NOTE – What follows (full content and graphics) is a current OPEN LETTER FOR SCIENCE IN SPAIN. This open Letter is the result of a consensus between the Confederation of Spanish Scientific Societies, Comisiones Obreras (I+D+i), the Federation of Young Researchers and the grassroots Investigación Digna. It will be delivered, together with the names of the assignees, to the Spanish Prime Minister and the members of the Spanish Congress and Senate. What is going on is unfortunately not different in countries like Italy, Portugal, Ireland or Greece (second graphic). Do check the Investigación Digna site for the original in Spanish:


In the next few weeks, and contravening recommendation from the European Commission stating that public deficit control measures should not affect Research and Development (R&D) and innovation, the Spanish Government and Parliament could approve a State Budget that would cause considerable long-term damage to the already weakened Spanish research system, contributing to its collapse. This would imply the maintenance of an obsolete economic model that is not competitive and is especially vulnerable to all kinds of economic and political contingencies. Given the above, we ask the political representatives:

- To avoid a new reduction of the investment in R&D and innovation.
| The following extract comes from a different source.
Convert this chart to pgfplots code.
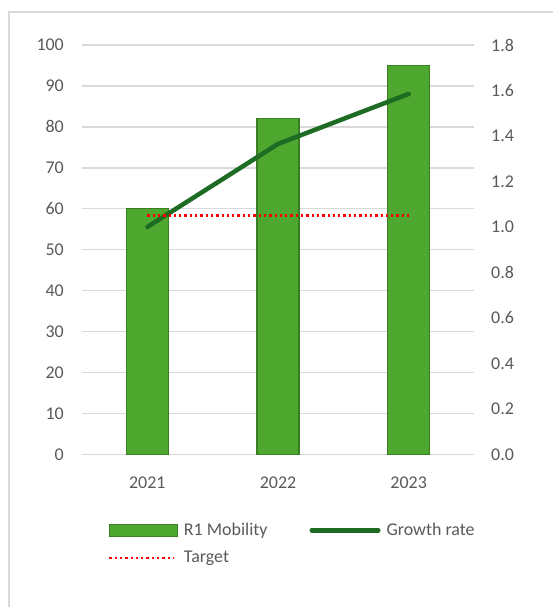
\documentclass[border=0pt]{standalone}
\usepackage{pgfplots}
\pgfplotsset{compat=1.18}
\usepackage{fontspec}
\setmainfont{Carlito}
\definecolor{barfill}{RGB}{78,167,46}
\definecolor{baredge}{RGB}{58,125,34}
\definecolor{linegreen}{RGB}{30,107,36}
\definecolor{gridgray}{RGB}{217,217,217}
\definecolor{txtgray}{RGB}{89,89,89}
\definecolor{framegray}{RGB}{217,217,217}
\begin{document}
\fontsize{18}{22}\selectfont
\begin{tikzpicture}[x=1bp,y=1bp]
\useasboundingbox (0,0) rectangle (553,607);
\draw[framegray, line width=1.5bp] (9,-10) -- (9,595) -- (570,595);
\pgfplotsset{
  common/.style={
    scale only axis, width=392bp, height=409.5bp,
    at={(82bp,152.5bp)}, anchor=south west,
    xmin=-0.5, xmax=2.5,
    axis line style={draw=none}, tick style={draw=none},
    ticklabel style={font=\fontsize{18}{22}\selectfont, text=txtgray},
    /pgf/number format/assume math mode=true,
  }
}
\begin{axis}[common,
  ybar, bar width=42bp,
  ymin=0, ymax=100, ytick={0,10,20,30,40,50,60,70,80,90,100},
  ymajorgrids, grid style={gridgray, line width=1.4bp},
  xtick={0,1,2}, xticklabels={2021,2022,2023},
  yticklabel style={xshift=-12bp},
  xticklabel style={yshift=-12bp},
  legend columns=2,
  legend style={at={(axis description cs:0,0)}, anchor=north west,
    xshift=26bp, yshift=-66bp,
    draw=none, fill=none, inner sep=0pt,
    font=\fontsize{18}{22}\selectfont, text=txtgray,
    row sep=9bp,
    /tikz/every odd column/.append style={column sep=4bp},
    /tikz/every even column/.append style={column sep=40bp}},
  legend cell align=left,
]
\addplot[fill=barfill, draw=baredge, line width=1.3bp,
  legend image code/.code={\draw[fill=barfill, draw=baredge, line width=1.3bp] (0bp,-6bp) rectangle (68bp,6bp);}]
  coordinates {(0,60) (1,82) (2,95)};
\addlegendentry{R1 Mobility}
\addlegendimage{legend image code/.code={\draw[linegreen, line width=4.5bp, line cap=round] (2.25bp,0bp) -- (68.75bp,0bp);}}
\addlegendentry{Growth rate}
\addlegendimage{legend image code/.code={\draw[red, line width=2.3bp, dash pattern=on 2.3bp off 3bp] (0bp,0bp) -- (64bp,0bp);}}
\addlegendentry{Target}
\end{axis}
\begin{axis}[common,
  ymin=0, ymax=1.8, ytick={0,0.2,0.4,0.6,0.8,1.0,1.2,1.4,1.6,1.8},
  axis y line*=right, axis x line=none,
  yticklabel style={xshift=11bp, /pgf/number format/fixed, /pgf/number format/fixed zerofill, /pgf/number format/precision=1},
]
\addplot[linegreen, line width=4.5bp, line cap=round, line join=round]
  coordinates {(0,1.0) (1,1.365) (2,1.585)};
\addplot[red, line width=2.3bp, dash pattern=on 2.3bp off 3bp]
  coordinates {(0,1.05) (2,1.05)};
\end{axis}
\end{tikzpicture}
\end{document}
In the last few years, the investment in R&D (chapter 46 of the State Budget) has suffered a cut of 4.2% in 2010 and 7.38% in 2011; for 2012, a further 8.65% cut is being considered (where the percentages refer to the cut with respect to the previous year). If the budget cut for 2012 is ratified, during those years the Public Research Organisms would have suffered an accumulated 30% reduction of the resources coming from the State Budget. Investment in R&D was 1.39% of GDP in 2010 and it is estimated that in 2011 it was less than 1.35%. In the mid-term, it should reach the mean EU-27 value of 2.3% and converge toward the European Council goal of 3%.

- To include R&D and innovation among the “priority sectors” allowing hiring in public research organisms, universities and technological centers during the fiscal year 2012. This will avoid a “brain drain” that would take decades to reverse.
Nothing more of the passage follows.